The official spoke on condition of
anonymity because of the sensitivity of the information.
Police and MI5
had no specific intelligence warning of a plan to attack Scotland, but they have
monitored a host of suspected terrorists and plots there, he said. It was not
yet clear whether there was an international element to the planning or funding
of the attacks, the official said.
The new terror threat presents Prime
Minister Gordon Brown, a Scot who took office on Wednesday, with an enormous
challenge and comes at a time of already heightened vigilance one week before
the anniversary of the July 7 London transit attacks, which killed 52
people.
"I know that the British people will stand together, united,
resolute and strong," Brown said Saturday in a televised
statement.
President Bush was being kept informed of the situation, the
White House said. "We're in contact with British authorities on the matter,"
said Gordon Johndroe, a spokesman for the National Security Council, in
Washington.
The green Jeep barreled toward Glasgow's main airport
terminal shortly after 3 p.m. Leeson said bollards, security posts outside the
entrance, stopped the driver from driving into the bustling terminal, but the
nose of the vehicle smashed the glass doors.
"If he'd got through, he'd
have killed hundreds, obviously," he said.
AP photographs from the
scene showed the car hit the building at an angle and was poking into the
terminal. The Jeep struck the building directly in front of check-in counters,
where dozens of passengers were lined up, police said.
Lynsey McBean, a
witness at the terminal, said the driver kept trying to push the car forward
after it got stuck, and "the wheels were spinning and smoke was coming from
them."
She said one of the men then took out a plastic gasoline canister
and poured a liquid under the car. "He then set light to it," said McBean, 26,
from Erskine, Scotland.
Police subdued the driver and a passenger, both
described by witnesses as South Asian, a term used to refer to people from
India, Pakistan, Afghanistan and other countries in the region. The previous
round of terrorist activity in Britain, in July 2005, was largely carried out by
local Muslims, raising ethnic tensions in Britain.
Witnesses said one of
the men was engulfed in flames and spoke "gibberish" as an official used a fire
extinguisher to douse the fire.
Rae said one bystander was taken to the
hospital with a leg injury.
The airport was evacuated and all flights
suspended. Police said Liverpool Airport and roads around Edinburgh were also
closed.
The attack left passengers shaken and stranded on the first day
of summer vacation for Glasgow schools. At the time of the crash, the airport
was bustling with families heading out on vacation.
Meanwhile in London,
police were gathering evidence from closed circuit television footage, as
forensics experts searched for clues into the foiled bombings. The two Mercedes
cars had been loaded with gasoline, gas canisters and nails in one of the
capital's busiest areas on a night when Londoners like to go out and party.

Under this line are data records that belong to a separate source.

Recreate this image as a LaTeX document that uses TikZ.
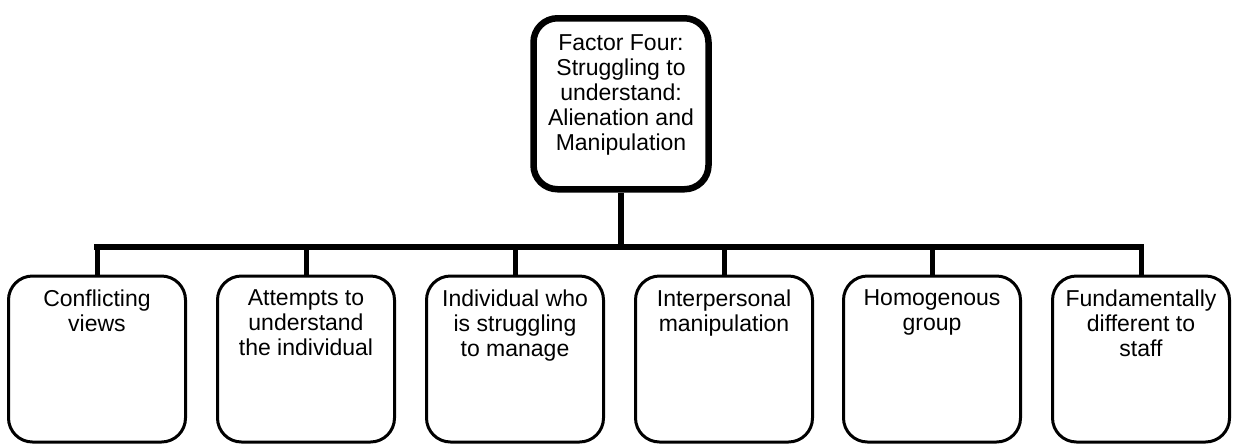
\documentclass[tikz,border=0pt]{standalone}
\usepackage{fontspec}
\setmainfont{Liberation Sans}
\tikzset{
  factor/.style={draw, line width=6.5pt, rounded corners=24pt, inner sep=0pt, font=\fontsize{23}{25}\selectfont},
  theme/.style={draw, line width=3pt, rounded corners=24pt, inner sep=0pt, font=\fontsize{23}{25}\selectfont},
  trunk/.style={line width=6pt},
  bus/.style={line width=6.5pt, line cap=rect},
  drop/.style={line width=5pt}
}
\newcommand\factortext[1]{\parbox[t][171pt][t]{175pt}{\centering\vspace*{16.5pt}#1}}
\newcommand\themetext[1]{\parbox[t][166pt][t]{177pt}{\centering\vspace*{14pt}#1}}
\begin{document}
\begin{tikzpicture}[x=1pt,y=-1pt]
\useasboundingbox (0,0) rectangle (1233,445);
%Factor
\node[factor, anchor=north] (four) at (621,15) {\factortext{Factor Four:\\Struggling to\\understand:\\Alienation and\\Manipulation}};
%Themes
\node[theme, anchor=north] (t1) at (97,274.5) {\themetext{Conflicting\\views}};
\node[theme, anchor=north] (t2) at (306,274.5) {\themetext{Attempts to\\understand\\the individual}};
\node[theme, anchor=north] (t3) at (515,274.5) {\themetext{Individual who\\is struggling\\to manage}};
\node[theme, anchor=north] (t4) at (724,274.5) {\themetext{Interpersonal\\manipulation}};
\node[theme, anchor=north] (t5) at (932,274.5) {\themetext{Homogenous\\group}};
\node[theme, anchor=north] (t6) at (1141,274.5) {\themetext{Fundamentally\\different to\\staff}};
%Tree
\coordinate (hub) at (621,247);
\draw[trunk] (four.south) -- (hub);
\draw[bus] (t1.north |- hub) -- (t6.north |- hub);
\foreach \i in {1,...,6}
  \draw[drop] (t\i.north |- hub) -- (t\i.north);
\end{tikzpicture}
\end{document}
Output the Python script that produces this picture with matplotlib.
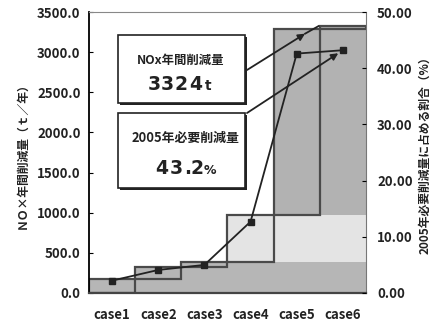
import matplotlib
matplotlib.use("Agg")
import matplotlib.pyplot as plt
from matplotlib.patches import Rectangle

plt.rcParams['font.family'] = ['Noto Sans CJK JP', 'DejaVu Sans']

# data
cases = ['case1', 'case2', 'case3', 'case4', 'case5', 'case6']
nox_cum = [170, 324, 385, 976, 3288, 3324]       # t/年, cumulative
share = [2.2, 4.1, 5.0, 12.7, 42.6, 43.2]        # % of 2005 required reduction
layer_col = ['#b6b6b6', '#b6b6b6', '#b6b6b6', '#e4e4e4', '#b2b2b2', '#b2b2b2']

W, H = 435, 323
fig = plt.figure(figsize=(W / 100, H / 100), dpi=100)
L, R, T, B = 89, 366, 12, 293
ax = fig.add_axes([L / W, (H - B) / H, (R - L) / W, (B - T) / H])

# stacked layers (each case shows all increments up to itself)
bottoms = [0] + nox_cum[:-1]
incs = [c - b for c, b in zip(nox_cum, bottoms)]
for i in range(len(cases)):
    for j in range(i + 1):
        ax.bar(i, incs[j], bottom=bottoms[j], width=1.0, color=layer_col[j],
               linewidth=0, zorder=1)
# waterfall outlines
ax.bar(range(len(cases)), incs, bottom=bottoms, width=1.0, fill=False,
       edgecolor='#4a4a4a', linewidth=1.6, zorder=2)

ax.set_xlim(-0.5, 5.5)
ax.set_ylim(0, 3500)
ax.set_yticks(range(0, 3501, 500))
ax.set_yticklabels([f'{v:.1f}' for v in range(0, 3501, 500)])
ax.set_xticks(range(len(cases)))
ax.set_xticklabels(cases)
ax.tick_params(axis='x', length=0, pad=11, labelsize=9.5)
ax.tick_params(axis='y', direction='in', length=3, labelsize=9.5, pad=6)
for lab in ax.get_xticklabels() + ax.get_yticklabels():
    lab.set_fontweight('bold')
    lab.set_color('#222222')
ax.spines['left'].set_linewidth(1.3)
ax.spines['bottom'].set_linewidth(1.6)
ax.spines['bottom'].set_color('#444444')
ax.spines['top'].set_color('#888888')
ax.spines['top'].set_linestyle((0, (4, 1)))
ax.spines['right'].set_color('#777777')
ax.set_ylabel('ＮＯ×年間削減量（ｔ／年）', fontsize=8.5, fontweight='bold',
              color='#222222', labelpad=6)

ax2 = ax.twinx()
ax2.set_ylim(0, 50)
ax2.set_yticks(range(0, 51, 10))
ax2.set_yticklabels([f'{v:.2f}' for v in range(0, 51, 10)])
ax2.tick_params(axis='y', direction='in', length=3, labelsize=9.5, pad=8)
for lab in ax2.get_yticklabels():
    lab.set_fontweight('bold')
    lab.set_color('#222222')
ax2.plot(range(len(cases)), share, color='#222222', lw=1.3, marker='s',
         ms=4.5, zorder=5)
ax2.set_ylabel('2005年必要削減量に占める割合（%）', fontsize=8.5,
               fontweight='bold', color='#222222', labelpad=4)
for s in ax2.spines.values():
    s.set_visible(False)

# callout boxes (figure pixel coordinates, y downward in the picture)
def px(x, y):
    return x / W, (H - y) / H

for (x0, y0, x1, y1) in [(118, 35, 245, 103), (118, 113, 245, 188)]:
    fig.add_artist(Rectangle(px(x0 + 2, y1 + 2), (x1 - x0) / W, (y1 - y0) / H,
                             transform=fig.transFigure, facecolor='#222222',
                             edgecolor='none', zorder=6))
    fig.add_artist(Rectangle(px(x0, y1), (x1 - x0) / W, (y1 - y0) / H,
                             transform=fig.transFigure, facecolor='white',
                             edgecolor='#222222', lw=1.2, zorder=7))

fig.text(*px(181, 60), 'NOx年間削減量', ha='center', va='center', fontsize=8.9,
         fontweight='bold', color='#222222', zorder=8)
fig.text(*px(186, 138), '2005年必要削減量', ha='center', va='center',
         fontsize=9.3, fontweight='bold', color='#222222', zorder=8)

big = dict(family='DejaVu Sans', fontweight='bold', color='#222222',
           ha='center', va='baseline', zorder=8)
for ch, xc in zip('3324', [154, 167.5, 181, 195.5]):
    fig.text(*px(xc, 90), ch, fontsize=13.5, **big)
fig.text(*px(208.5, 90), 't', fontsize=10, **big)
for ch, xc in zip('43.2', [161.5, 176, 187.5, 197.5]):
    fig.text(*px(xc, 174), ch, fontsize=13.5, **big)
fig.text(*px(210, 174), '%', fontsize=9, **big)

# leader lines
ax.annotate('', xy=(4.18, 3230), xycoords='data',
            xytext=(247 / W, (H - 70) / H), textcoords='figure fraction',
            arrowprops=dict(arrowstyle='-|>', color='#222222', lw=1.3,
                            mutation_scale=10, shrinkA=0, shrinkB=0), zorder=8)
ax.plot([4.18, 4.47], [3230, 3324], color='#222222', lw=1.3, zorder=8)
ax2.annotate('', xy=(5, 43.2), xycoords='data',
             xytext=(247 / W, (H - 113) / H), textcoords='figure fraction',
             arrowprops=dict(arrowstyle='-|>', color='#222222', lw=1.3,
                             mutation_scale=10, shrinkA=0, shrinkB=4), zorder=8)

fig.savefig('out.png', dpi=100)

Security officials and police denied an ABC News report that they had a "crystal
clear" picture of one suspect from CCTV footage.
The vehicles were found
abandoned in the early hours of Friday in what police believe was an attempt to
kill scores or even hundreds of people. Detectives said they were keeping an
open mind about the bombers' identities, but terrorism experts said the signs
pointed to a cell linked to or inspired by al-Qaida.
One car was
abandoned outside the Tiger Tiger nightclub on Haymarket in the heart of
London's entertainment district. The other had been towed after being parked
illegally on nearby Cockspur Street and was discovered in an impound lot about a
mile away in Park Lane, near Hyde Park.
Brown came to office pledging to
win back the support of voters disenchanted over the Iraq war. But he backed
Tony Blair's decision to send troops to Iraq in 2003 and has shown support for
greater anti-terror measures that have angered Britain's some 1.8 million
Muslims.
The airport incident carried reminders of a foiled plot in
December 1999 to attack Los Angeles International Airport, when customs agents
stopped an Algerian-born man in a car packed with 124 of explosives. He was
jailed for 22 years and prosecutors said he was intent on bombing the Los
Angeles airport on the eve of the millennium.